The chairman of the 1994 joint
select committee on the child
support scheme, Roger Price
says no one should think the
CSA was set up to benefit children.
He says its sole rationale is to save
taxpayer money by clawing back
social security payments, as each
dollar paid by a parent reduces the
amount of social security paid to
the recipient. “It is not about the
best interests of children and never
has been,” he says.

He is angry the effort that went into
the 1994 inquiry has been wasted,
with the Government “cherry
picking” the punitive measures
suggested in the report to further
enforce money collection.

Price, one of the most high profile
advocates of a non-adversarial
tribunal to replace the Family
Court, says there has to be a
better method than jailing people.

“We have to find a less battering
and bruising and financially crippling
system,” he says. “The Family Court
and Child Support are a nightmare
legal maze. Jailing is most definitely
the wrong way to go.

“What frightened me while doing
the report was the level of frustration
I found. People had spent all their
money on legal cases, borrowed
from credit cards, borrowed from
parents, and were seething with
anger. I was frightened to see that
level of frustration and anger. This
continues to this day, absolutely.

“Back in 1994, when I said
peoplewere committing suicide
in major part because of family
law matters, people were disbelieving.
No one disbelieves it anymore.”

The greatest paradox of the jailing debate is that both men’s and women’s groups are united in their opposition; although the Attorney-General might not see any humour in this historic rapprochement.

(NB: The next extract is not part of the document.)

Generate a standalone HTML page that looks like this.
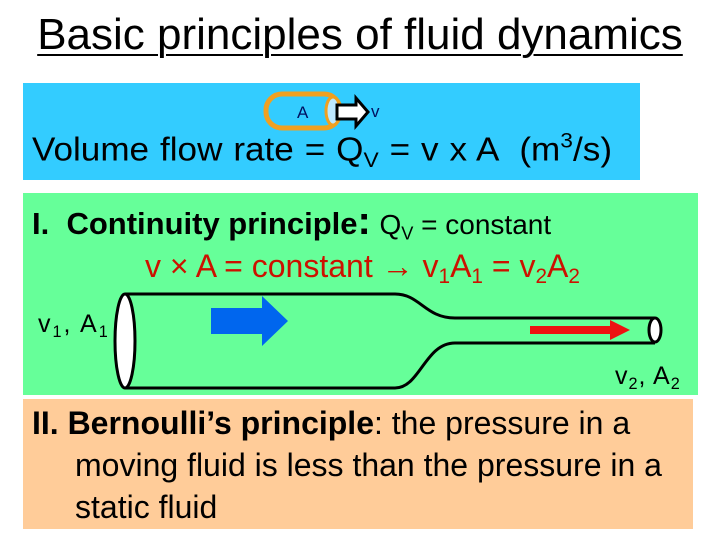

Sole Parents Union president Kathleen Swinbourne says: “Children do not benefit from seeing either of their parents dragged off by the police and put in jail.”

Sarah Maddison from the Women’s Electoral Lobby says the general response across women’s groups has been one of horror at the suggestions that parents could be jailed for failing to comply with Family Court orders of any description.

“Child Support is not working for either parent at the end of the day,” she says. “Both sides feel ripped off.”

the men’s groups, who will be most affected by the jailing provisions, have been vociferous in their opposition. Barry Williams of Lone Fathers says: “I do not trust the Family Court to make fair decisions.”

Malcolm Mathias of Fathers for Family Equity describes the proposals to jail parents as “extreme, unwarranted, ill-conceived and draconian”.

“Many non-custodial men are forced to live in cheap accommodation, are compelled to leave paid employment, forced into bankruptcy, lose contact with their children, lose any prospect of a comfortable retirement and a growing number ultimately commit suicide.”

Sue Price of the Men’s Right’s Agency says the jailing furore highlights the need to look at the financial and social cost of the style of custodial orders made by the Family Court since its formation a quarter of a century ago.

“It is a harsh regime when people are having more than one third of their income garnisheed, yet have no say on where the money goes and are not sharing in the joys of raising their children,” she says.